Свернув по указателю к Петре, очутились на автостоянке. Несколько машин, сувенирные лотки, здание администрации заповедника. Прейскурант: стоимость одно-, двух-, и трехдневных посещений.
Мы миновали контроль и сразу смешались с экзотической массовкой. Вокруг с гиканьем джигитовали подростки-арабы; ишаков и лошадей в поводу вели мужи степенного возраста; взывали к туристам два-три бедуина на верблюдах. С криком “Такси, такси – «Мерседес»! «Форд»! «Ягуар!»” навстречу катили фаэтоны и двуколки, управляемые маскарадными сарацинами.
Делать нечего: мы взгромоздились на двух одров и по широкой немощеной дороге проехали до входа в ущелье Сик, точней – в высокую расщелину с километр длиной, где едва разминутся два всадника. Своды расщелины почти смыкаются на девяностометровой высоте – нешуточная проверка на клаустрофобию. Похоже на сбывшуюся с большим опозданием мальчиковую грезу, на плод воображения, воспаленного чрезмерным чтением приключенческой литературы. Здесь ожидаешь появления марсиан, пиратов, великанов, ящеров – кого угодно, только не своего собственного. В конце гигантского коридора – Петра.
В школьном курсе истории проходят Египет, Грецию, Рим; что-то все мы знаем о Китае, Индии, майя, ацтеках. О Набатейском царстве со столицей в Петре я случайно узнал за три месяца до того, как увидел Петру собственными глазами. Подумал: вдруг я один такой неуч, принялся экзаменовать знакомых – никто, кроме специалистов, слыхом не слыхивал. А между тем это вполне чудо света. Стоит замкнутый со всех сторон красными скалами мертвый город на едином каменном основании. Помпезные здания Петры нельзя обойти кругом: фасад вытесан в отвесной скале, и портал ведет в земные недра – грандиозный прототип потемкинской деревни. Махина Казны (эль-Хазне), соразмерная Большому театру, храмы, усыпальницы, бани, мощеные улицы, амфитеатр на три тысячи мест, лестницы – и все это высечено в цельном нубийском песчанике! Ландшафт сновидения или голливудская декорация.
За пять часов ходьбы мы осмотрели едва ли треть столицы набатеев и, несколько подавленные увиденным, на ватных ногах побрели к расщелине, ведущей обратно – в XX столетие.
Темнота застала нас в губернском городе Тафила. Отчаявшись петлять по его узким нагорным улицам в поисках гостиницы, мы посадили на заднее сиденье местного мальчишку, и он жестами указывал нам путь.

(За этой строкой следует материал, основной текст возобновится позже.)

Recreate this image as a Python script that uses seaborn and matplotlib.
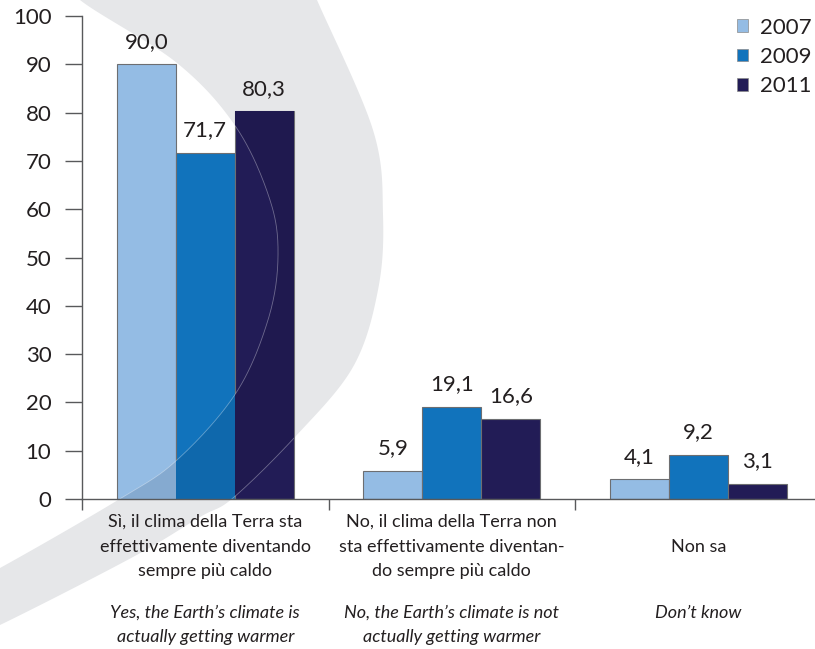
import numpy as np
import pandas as pd
import matplotlib
matplotlib.use("Agg")
import matplotlib.pyplot as plt
import seaborn as sns
from matplotlib.path import Path
from matplotlib.patches import PathPatch
from matplotlib.ticker import FixedLocator
import matplotlib.colors as mcolors

# ---------------- data ----------------
cat_keys = ["si", "no", "ns"]
labels_it = [
    ["Sì, il clima della Terra sta", "effettivamente diventando", "sempre più caldo"],
    ["No, il clima della Terra non", "sta effettivamente diventan-", "do sempre più caldo"],
    ["", "Non sa", ""],
]
labels_en = [
    ["Yes, the Earth’s climate is", "actually getting warmer"],
    ["No, the Earth’s climate is not", "actually getting warmer"],
    ["Don’t know", ""],
]
years = ["2007", "2009", "2011"]
v2007 = [90.0, 5.9, 4.1]
v2009 = [71.7, 19.1, 9.2]
v2011 = [80.3, 16.6, 3.1]
yticks = list(range(0, 101, 10))

colors = ["#94bce4", "#1173bc", "#221c56"]
band_color = "#e6e7e9"
text_color = "#231f20"
axis_color = "#58595b"

# decorative crescent (figure pixel coordinates, y downward)
inner_edge = [(60, -30), (80, 0), (177, 63), (236, 127), (270, 200), (278, 257),
              (268, 320), (236, 393), (177, 460), (118, 500), (0, 568), (-60, 598)]
outer_edge = [(300, -40), (317, 0), (373, 130), (383, 215), (378, 290), (353, 367),
              (295, 437), (233, 498), (200, 517), (133, 557), (0, 625), (-60, 650)]

# ---------------- style ----------------
sns.set_style("white")
plt.rcParams["font.family"] = ["Lato", "DejaVu Sans"]
plt.rcParams["text.color"] = text_color

W, H = 815, 649
fig = plt.figure(figsize=(W / 100, H / 100), dpi=100)


def smooth(pts, n=24):
    p = np.asarray(pts, float)
    p = np.vstack([2 * p[0] - p[1], p, 2 * p[-1] - p[-2]])
    out = []
    t = np.linspace(0, 1, n, endpoint=False)[:, None]
    for i in range(1, len(p) - 2):
        p0, p1, p2, p3 = p[i - 1], p[i], p[i + 1], p[i + 2]
        out.append(0.5 * (2 * p1 + (-p0 + p2) * t + (2 * p0 - 5 * p1 + 4 * p2 - p3) * t ** 2
                          + (-p0 + 3 * p1 - 3 * p2 + p3) * t ** 3))
    out.append(p[-2][None, :])
    return np.vstack(out)


inner_c = smooth(inner_edge)
outer_c = smooth(outer_edge)
band_pts = np.vstack([outer_c, inner_c[::-1], outer_c[:1]])
band_path = Path(band_pts, closed=True)

bg = fig.add_axes([0, 0, 1, 1], zorder=0)
bg.set_xlim(0, W)
bg.set_ylim(H, 0)
bg.axis("off")
bg.add_patch(PathPatch(band_path, facecolor=band_color, edgecolor="none"))

ax = fig.add_axes([82 / W, 150 / H, (821.5 - 82) / W, 483 / H], zorder=1)
ax.set_facecolor("none")

df = pd.DataFrame({
    "cat": cat_keys * 3,
    "year": np.repeat(years, 3),
    "value": v2007 + v2009 + v2011,
})

sns.barplot(data=df, x="cat", y="value", hue="year", order=cat_keys, hue_order=years,
            palette=colors, saturation=1, width=0.718, gap=0, errorbar=None,
            edgecolor="#6d6e71", linewidth=0.8, ax=ax)

ax.set_xlim(-0.5, 2.5)
ax.set_ylim(0, 100)
ax.set_xlabel("")
ax.set_ylabel("")

# value labels
for cont in ax.containers:
    ax.bar_label(cont, labels=[f"{b.get_height():.1f}".replace(".", ",") for b in cont],
                 padding=9, fontsize=16, color=text_color)

# overlay of the crescent on the bars (multiply look)
band_rgb = np.array(mcolors.to_rgb(band_color))
for cont in ax.containers:
    for bar in cont:
        fc = np.array(bar.get_facecolor()[:3]) * band_rgb
        ov = PathPatch(band_path, transform=bg.transData, facecolor=fc,
                       edgecolor="none", zorder=bar.get_zorder() + 0.1)
        ax.add_patch(ov)
        ov.set_clip_path(bar)
        for curve in (inner_c, outer_c):
            ln = PathPatch(Path(curve), transform=bg.transData, fill=False,
                           edgecolor="white", alpha=0.35, lw=0.6,
                           zorder=bar.get_zorder() + 0.2)
            ax.add_patch(ln)
            ln.set_clip_path(bar)

# spines & ticks
for s in ["top", "right"]:
    ax.spines[s].set_visible(False)
for s in ["left", "bottom"]:
    ax.spines[s].set_color(axis_color)
    ax.spines[s].set_linewidth(1.0)

ax.yaxis.set_major_locator(FixedLocator(yticks))
ax.tick_params(axis="y", which="major", direction="out", length=12, width=1.0,
               color=axis_color, labelsize=16, labelcolor=text_color, pad=10, left=True)
ax.set_xticks([0, 1, 2])
ax.set_xticklabels(["", "", ""])
ax.tick_params(axis="x", which="major", length=0)
ax.xaxis.set_minor_locator(FixedLocator([-0.5, 0.5, 1.5]))
ax.tick_params(axis="x", which="minor", direction="out", length=8, width=1.0,
               color=axis_color, bottom=True)

# category labels
it_offsets = [23, 48, 72]
en_offsets = [114, 138]
for i in range(len(cat_keys)):
    for line, off in zip(labels_it[i], it_offsets):
        if line:
            ax.annotate(line, xy=(i, 0), xycoords=("data", "axes fraction"),
                        xytext=(0, -off * 0.72), textcoords="offset points",
                        ha="center", va="center", fontsize=13, color=text_color,
                        annotation_clip=False)
    for line, off in zip(labels_en[i], en_offsets):
        if line:
            ax.annotate(line, xy=(i, 0), xycoords=("data", "axes fraction"),
                        xytext=(0, -off * 0.72), textcoords="offset points",
                        ha="center", va="center", fontsize=13, style="italic",
                        color=text_color, annotation_clip=False)

# legend
handles, labs = ax.get_legend_handles_labels()
if ax.get_legend() is not None:
    ax.get_legend().remove()
leg = ax.legend(handles, labs, loc="upper left", bbox_to_anchor=(737 / W, 1 - 17.5 / H),
                bbox_transform=fig.transFigure, frameon=False, fontsize=16,
                handlelength=0.5, handleheight=0.5, handletextpad=0.55,
                labelspacing=0.42, borderpad=0, borderaxespad=0)
for h in leg.legend_handles:
    h.set_edgecolor("#8a8a8a")
    h.set_linewidth(0.5)

fig.savefig("out.png", dpi=100)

Приехали на какие-то сомнительные задворки. Хозяин повел нас по крутой лестнице без перил на третий этаж, потом поворотился к чужестранцам лицом и спросил:
– Шувар? —
– ?
– Шувар? – повторил он и в помощь себе сделал сверху вниз обтекаемое движение руками, как если бы пытался изобразить елку или женщину.
– Shower; shower (душ)! – закивали мы догадливо.
Тогда был отперт лучший номер.
Такие вопиюще грязные конуры знакомы соотечественникам по опыту российских странствий, так что в обморок мы не хлопнулись. “Шувар” оказался косым краном под потолком, роняющим холодную воду прямо на пол рядом с унитазом. (Справедливости ради замечу, что русская глухомань, случается, лишена и этих удобств.) Прибегнув к мимике, мы выуживали по одной из владельца арабского “дома колхозника” постельные принадлежности – простыни, наволочки, пододеяльники. Но выше его понимания было и осталось, почему два мужика не могут довольствоваться общим полотенцем. Наконец хозяин сдался и принес второе, но приплюсовал его к счету, потому что, как выяснилось, сбегал за ним в лавку. Благодаря нашей привередливости в тафильском отеле теперь два полотенца. Позже мы узнали, что заночевали в знаменитом городе: тафильцы – неизменные персонажи иорданских анекдотов, тамошние чукчи.
Уже налегке мы с Ахмедом поплутали в темноте еще с полчаса в соображении ужина. Поели, подобрели. Пусть комфорт не всегда гарантирован, зато нет рассчитанного на массовый туризм дешевого лоска и назойливой предупредительности. А кроме того, трудно не подобреть – ведь южные города обезоруживающе хороши по ночам: стрекочут насекомые, теплый ветер пахнет всякой всячиной, огни жилья на холмах перемигиваются с четкими звездами на небе.